Friday, March 19, 2010

Speakers and audiences will be interested in the website scientific-presentations.com
I found it through a speakers' group on the business networking site LinkedIn.

The writer gives excellent analysis of presentations, the slides and the speaker.

One of the posts mentioned questioned the popular recommendation that a speaker start by asking the aidience what they know about a subject. He cites a speaker giving a paper on cancer. The speaker started by asking at the start or early in the talk who had lost a relative to cancer. The audience froze, with no hands up and unease.

My reply:

Angela LansburyMarch 19th, 2010 at 8:49 pm

Yes, asking who has experience of cancer is an obvious question to start with. But anybody can see that it begins the evening on a negative note. It’s a constant problem with any speech. To engage the audience you must pose a problem – and then a solution. You always have keep looking for the positives. A positive message. A positive word. A positive question.

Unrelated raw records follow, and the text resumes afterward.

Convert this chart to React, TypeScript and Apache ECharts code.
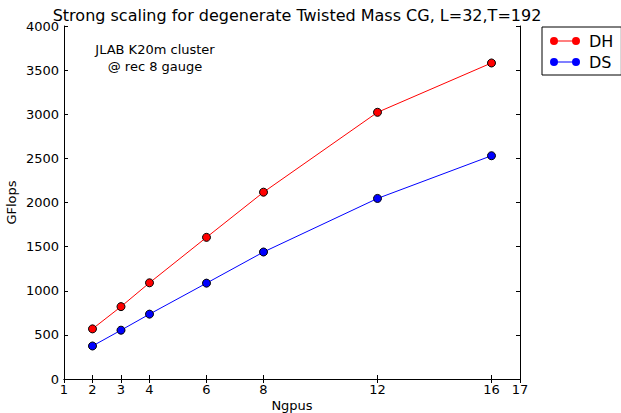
import React, { useEffect, useRef } from "react";
import * as echarts from "echarts";

const ngpus = [2, 3, 4, 6, 8, 12, 16];
const dhValues = [568, 820, 1090, 1605, 2117, 3022, 3581];
const dsValues = [374, 553, 735, 1086, 1439, 2046, 2530];
const xTicks = [1, 2, 3, 4, 6, 8, 12, 16, 17];
const titleText = "Strong scaling for degenerate Twisted Mass CG, L=32,T=192";
const noteLines = ["JLAB K20m cluster", "@ rec 8 gauge"];

const FONT = "DejaVu Sans";

export default function App() {
  const ref = useRef<HTMLDivElement>(null);
  useEffect(() => {
    if (!ref.current) return;
    const chart = echarts.init(ref.current, null, { renderer: "svg" });
    const icon =
      "path://M0,4 A4,4 0 1,1 8,4 A4,4 0 1,1 0,4 Z M22,4 A4,4 0 1,1 30,4 A4,4 0 1,1 22,4 Z M7,3.5 L23,3.5 L23,4.5 L7,4.5 Z";
    const tickStyle = { inside: true, length: 4, lineStyle: { color: "#000", width: 1 } };
    const fmt = (v: number) => String(v);
    chart.setOption({
      animation: false,
      backgroundColor: "#fff",
      textStyle: { fontFamily: FONT },
      title: {
        text: titleText,
        left: 292,
        textAlign: "center",
        top: 2,
        textStyle: { fontFamily: FONT, fontSize: 16, fontWeight: "normal", color: "#000" },
      },
      grid: { left: 64, top: 26, right: 101, bottom: 34, containLabel: false, outerBoundsMode: "none" },
      legend: {
        left: 542,
        top: 27,
        orient: "vertical",
        backgroundColor: "#fff",
        borderColor: "#000",
        borderWidth: 1,
        borderRadius: 0,
        padding: [6, 8, 5, 8],
        itemWidth: 30,
        itemHeight: 8,
        itemGap: 5,
        icon,
        itemStyle: { borderWidth: 0 },
        textStyle: { fontFamily: FONT, fontSize: 16, color: "#000", padding: [0, 0, 0, 4] },
        data: ["DH", "DS"],
      },
      xAxis: [
        {
          type: "value",
          min: 1,
          max: 17,
          name: "Ngpus",
          nameLocation: "middle",
          nameGap: 20,
          nameMoveOverlap: false,
          nameTextStyle: { fontFamily: FONT, fontSize: 13, color: "#000" },
          axisLine: { show: true, lineStyle: { color: "#000", width: 1 } },
          axisTick: { ...tickStyle, customValues: xTicks },
          axisLabel: { customValues: xTicks, formatter: fmt, fontFamily: FONT, fontSize: 13, color: "#000", margin: 4 },
          splitLine: { show: false },
        },
        {
          type: "value",
          position: "top",
          min: 1,
          max: 17,
          axisLine: { show: true, lineStyle: { color: "#000", width: 1 } },
          axisTick: { ...tickStyle, customValues: xTicks },
          axisLabel: { show: false },
          splitLine: { show: false },
        },
      ],
      yAxis: [
        {
          type: "value",
          min: 0,
          max: 4000,
          interval: 500,
          name: "GFlops",
          nameLocation: "middle",
          nameGap: 46,
          nameMoveOverlap: false,
          nameTextStyle: { fontFamily: FONT, fontSize: 13, color: "#000" },
          axisLine: { show: true, lineStyle: { color: "#000", width: 1 } },
          axisTick: tickStyle,
          axisLabel: { formatter: fmt, fontFamily: FONT, fontSize: 13, color: "#000", margin: 5 },
          splitLine: { show: false },
        },
        {
          type: "value",
          position: "right",
          min: 0,
          max: 4000,
          interval: 500,
          axisLine: { show: true, lineStyle: { color: "#000", width: 1 } },
          axisTick: tickStyle,
          axisLabel: { show: false },
          splitLine: { show: false },
        },
      ],
      graphic: noteLines.map((t, i) => ({
        type: "text",
        x: 155,
        y: 49 + i * 17,
        style: {
          text: t,
          fill: "#000",
          font: `13px "${FONT}"`,
          textAlign: "center",
          textVerticalAlign: "middle",
        },
      })),
      series: [
        {
          name: "DH",
          type: "line",
          data: ngpus.map((x, i) => [x, dhValues[i]]),
          symbol: "circle",
          symbolSize: 8,
          color: "#ff0000",
          lineStyle: { color: "#ff0000", width: 1 },
          itemStyle: { color: "#ff0000", borderColor: "#000", borderWidth: 1 },
        },
        {
          name: "DS",
          type: "line",
          data: ngpus.map((x, i) => [x, dsValues[i]]),
          symbol: "circle",
          symbolSize: 8,
          color: "#0000ff",
          lineStyle: { color: "#0000ff", width: 1 },
          itemStyle: { color: "#0000ff", borderColor: "#000", borderWidth: 1 },
        },
      ],
    });
    return () => chart.dispose();
  }, []);
  return <div ref={ref} style={{ width: 621, height: 413, position: "absolute", left: 0, top: 0 }} />;
}
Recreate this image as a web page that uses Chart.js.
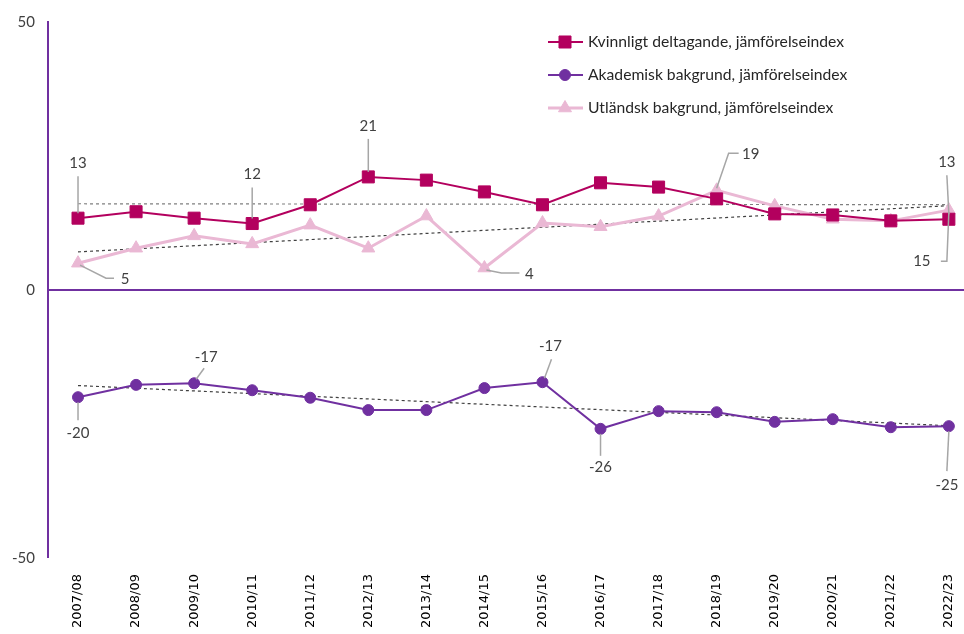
<!DOCTYPE html>
<html>
<head>
<meta charset="utf-8">
<script src="https://cdn.jsdelivr.net/npm/chart.js@4.4.1/dist/chart.umd.min.js"></script>
<style>
  html, body { margin: 0; padding: 0; background: #fff; }
  #wrap { width: 964px; height: 634px; }
</style>
</head>
<body>
<div id="wrap"><canvas id="chart" width="964" height="634"></canvas></div>
<script>
// data
const categories = ['2007/08', '2008/09', '2009/10', '2010/11', '2011/12', '2012/13', '2013/14', '2014/15',
                    '2015/16', '2016/17', '2017/18', '2018/19', '2019/20', '2020/21', '2021/22', '2022/23']
const kvinnligt = [13.4, 14.6, 13.4, 12.4, 15.9, 21.1, 20.5, 18.3, 15.9, 20.0, 19.2, 17.0, 14.2, 14.0, 12.9, 13.2]
const akademisk = [-20.0, -17.7, -17.4, -18.7, -20.1, -22.4, -22.4, -18.3, -17.2, -25.9, -22.6, -22.8, -24.6, -24.1, -25.6, -25.4]
const utlandsk = [5.0, 7.8, 10.1, 8.6, 12.1, 7.8, 13.8, 4.1, 12.5, 11.8, 13.8, 18.6, 15.7, 13.2, 12.9, 14.9]
const seriesNames = ['Kvinnligt deltagande, jämförelseindex', 'Akademisk bakgrund, jämförelseindex', 'Utländsk bakgrund, jämförelseindex']
const yTicks = [-50, 0, 50]

const colKvinn = '#B3005E'
const colAkad = '#7030A0'
const colUtl = '#EAB8D4'
const labelFont = '15px Lato, "Open Sans", sans-serif'
const legendFont = '15.7px Lato, "Open Sans", sans-serif'

function points(values) {
    return values.map((v, i) => ({ x: i, y: v }))
}

// linear trend line (like excel's trendline)
function trend(values) {
    var n = values.length, sx = 0, sy = 0, sxy = 0, sxx = 0
    for (let i = 0; i < n; i++) {
        sx += i; sy += values[i]; sxy += i * values[i]; sxx += i * i
    }
    var b = (n * sxy - sx * sy) / (n * sxx - sx * sx)
    var a = (sy - b * sx) / n
    return [{ x: 0, y: a }, { x: n - 1, y: a + b * (n - 1) }]
}

// labelled points: dataset, index, label offset, leader line offsets (relative to point)
const callouts = [
    { ds: 0, i: 0, lx: 0, ly: -55, line: [[0, -42], [0, -5]] },
    { ds: 0, i: 3, lx: 0, ly: -49, line: [[0, -36], [0, -5]] },
    { ds: 0, i: 5, lx: 0, ly: -51, line: [[0, -38], [0, -5]] },
    { ds: 0, i: 15, lx: -2, ly: -57, line: [[-2, -44], [0, -5]] },
    { ds: 2, i: 0, lx: 47, ly: 16, line: [[2, 2], [28, 15], [36, 15]] },
    { ds: 2, i: 7, lx: 45, ly: 6, line: [[2, 2], [17, 5], [35, 5]] },
    { ds: 2, i: 11, lx: 34, ly: -36, line: [[0, -2], [12, -37], [22, -37]] },
    { ds: 2, i: 15, lx: -27, ly: 51, line: [[0, 2], [-2, 51], [-8, 51]] },
    { ds: 1, i: 0, lx: 0, ly: 36, line: [[0, 5], [0, 23]] },
    { ds: 1, i: 2, lx: 12, ly: -26, line: [[2, -4], [10, -15]] },
    { ds: 1, i: 8, lx: 8, ly: -36, line: [[2, -4], [9, -23]] },
    { ds: 1, i: 9, lx: 0, ly: 38, line: [[0, 5], [0, 27]] },
    { ds: 1, i: 15, lx: -2, ly: 59, line: [[0, 5], [-2, 45]] }
]

const calloutPlugin = {
    id: 'callouts',
    beforeDatasetsDraw(chart) {
        // zero line runs on to the edge of the picture
        const ctx = chart.ctx
        const y0 = chart.scales.y.getPixelForValue(0)
        ctx.save()
        ctx.strokeStyle = colAkad
        ctx.lineWidth = 2
        ctx.beginPath()
        ctx.moveTo(chart.chartArea.right - 1, y0)
        ctx.lineTo(chart.width, y0)
        ctx.stroke()
        ctx.restore()
    },
    afterDatasetsDraw(chart) {
        const ctx = chart.ctx
        ctx.save()
        callouts.forEach(c => {
            const el = chart.getDatasetMeta(c.ds).data[c.i]
            const val = chart.data.datasets[c.ds].data[c.i].y
            ctx.strokeStyle = '#A6A6A6'
            ctx.lineWidth = 1.5
            ctx.beginPath()
            c.line.forEach((p, k) => {
                if (k == 0) ctx.moveTo(el.x + p[0], el.y + p[1])
                else ctx.lineTo(el.x + p[0], el.y + p[1])
            })
            ctx.stroke()
            ctx.fillStyle = '#404040'
            ctx.font = labelFont
            ctx.textAlign = 'center'
            ctx.textBaseline = 'middle'
            ctx.fillText(String(Math.round(val)), el.x + c.lx, el.y + c.ly)
        })
        ctx.restore()
    }
}

// legend box top right
const legendPlugin = {
    id: 'myLegend',
    afterDraw(chart) {
        const ctx = chart.ctx
        const styles = [['rect', colKvinn, 8.5], ['circle', colAkad, 5.5], ['triangle', colUtl, 7.5]]
        ctx.save()
        styles.forEach((s, k) => {
            const y = 42 + k * 33
            ctx.strokeStyle = s[1]
            ctx.lineWidth = k == 2 ? 3 : 2
            ctx.beginPath()
            ctx.moveTo(548, y)
            ctx.lineTo(583, y)
            ctx.stroke()
            ctx.fillStyle = s[1]
            ctx.lineWidth = 1
            Chart.helpers.drawPoint(ctx, { pointStyle: s[0], radius: s[2], borderWidth: 1 }, 565, y)
            ctx.fillStyle = '#262626'
            ctx.font = legendFont
            ctx.textAlign = 'left'
            ctx.textBaseline = 'middle'
            ctx.fillText(seriesNames[k], 588, y)
        })
        ctx.restore()
    }
}

function lineSet(label, values, color, style, radius, width) {
    return {
        label: label,
        data: points(values),
        borderColor: color,
        backgroundColor: color,
        borderWidth: width,
        pointStyle: style,
        pointRadius: radius,
        pointBorderWidth: 1,
        pointBorderColor: color,
        pointBackgroundColor: color,
        tension: 0,
        clip: false
    }
}

function trendSet(values, color) {
    return {
        data: trend(values),
        borderColor: color,
        borderWidth: 1.2,
        borderDash: [3, 3],
        pointRadius: 0,
        order: 5
    }
}

const ctx = document.getElementById('chart').getContext('2d')
new Chart(ctx, {
    type: 'line',
    data: {
        datasets: [
            lineSet(seriesNames[0], kvinnligt, colKvinn, 'rect', 8.5, 2),
            lineSet(seriesNames[1], akademisk, colAkad, 'circle', 5.5, 2),
            lineSet(seriesNames[2], utlandsk, colUtl, 'triangle', 7.5, 3),
            trendSet(kvinnligt, '#7F7F7F'),
            trendSet(akademisk, '#404040'),
            trendSet(utlandsk, '#404040')
        ]
    },
    options: {
        responsive: false,
        animation: false,
        layout: { padding: { top: 21, right: 0, bottom: 0, left: 0 } },
        plugins: {
            legend: { display: false },
            tooltip: { enabled: false }
        },
        scales: {
            x: {
                type: 'linear',
                min: -0.517,
                max: 15.097,
                afterBuildTicks: scale => { scale.ticks = categories.map((c, i) => ({ value: i })) },
                afterFit: scale => {
                    scale.height = 76
                    scale.paddingRight = 0
                    scale.paddingLeft = 0
                },
                grid: { display: false, drawTicks: false },
                border: { display: false },
                ticks: {
                    autoSkip: false,
                    minRotation: 90,
                    maxRotation: 90,
                    padding: 16,
                    color: '#000',
                    font: { family: '"DejaVu Sans"', size: 13 },
                    callback: v => categories[v]
                }
            },
            y: {
                min: -50,
                max: 50,
                afterBuildTicks: scale => { scale.ticks = yTicks.map(v => ({ value: v })) },
                afterFit: scale => { scale.width = 48 },
                border: { display: true, color: colAkad, width: 2 },
                grid: {
                    drawTicks: false,
                    color: c => c.tick.value == 0 ? colAkad : 'rgba(0,0,0,0)',
                    lineWidth: c => c.tick.value == 0 ? 2 : 0
                },
                ticks: {
                    padding: 13,
                    color: '#404040',
                    font: { family: 'Lato, "Open Sans", sans-serif', size: 15 }
                }
            }
        }
    },
    plugins: [calloutPlugin, legendPlugin]
})
</script>
</body>
</html>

Speakers focus on highly emotional subjects, such as what your parents and grandparents died of, when they want to stir the audience into taking action. If you want to ask a member of the audience for a million pounds, or you want to offer him free pills, you might make such an appeal. But if you merely want to show a slide and get kudos, it's a bit unfair to ruin somebody's day but evoking sad memories.


Another mantra or saying is make them laugh, make them cry, make them wait. You do not want the audience crying all the way through. Although I have seen that done at fundraising events, I don't like it.


It’s much easier to deal with the distant past. For example, We all had eight grandparents and we don't always know for certain their health history and diet. How many of you know one of more of those eight grandparents … Survival rates are much higher today. How many people remember that cancer was more of a taboo (twenty) years ago? (Depending on age of audience.)


We come back to the speech title. What is the message? Possible cures for cancer? Conquering Cancer?


I won a ribbon at Toastmasters for a talk on cancer and started with just such a question. I think I asked how many people knew somebody who had had treatment for cancer and survived five years or more. I then went on to talk about the most survivable forms of cancer and where you can get more statistical information. To my amazement afterwards close friends and acquaintances afterwards came up and confided, ‘I had cancer ….’
But my relative was still alive at the begining of treatment. You have to make a question which does not focus on the words death and family member. Perhaps ask about acquaintances or focus on larger groups.


Even with a small group and a happy topic and a young audience you run this risk that somebody in the audience has a recent bad experience. I was a young student teacher and asked my class of schoolgirls to write about their mother. One girl’s mother had been murdered by the stepfather the previous week. So what is the solution? Look for a positive words? Happy memories of my mother?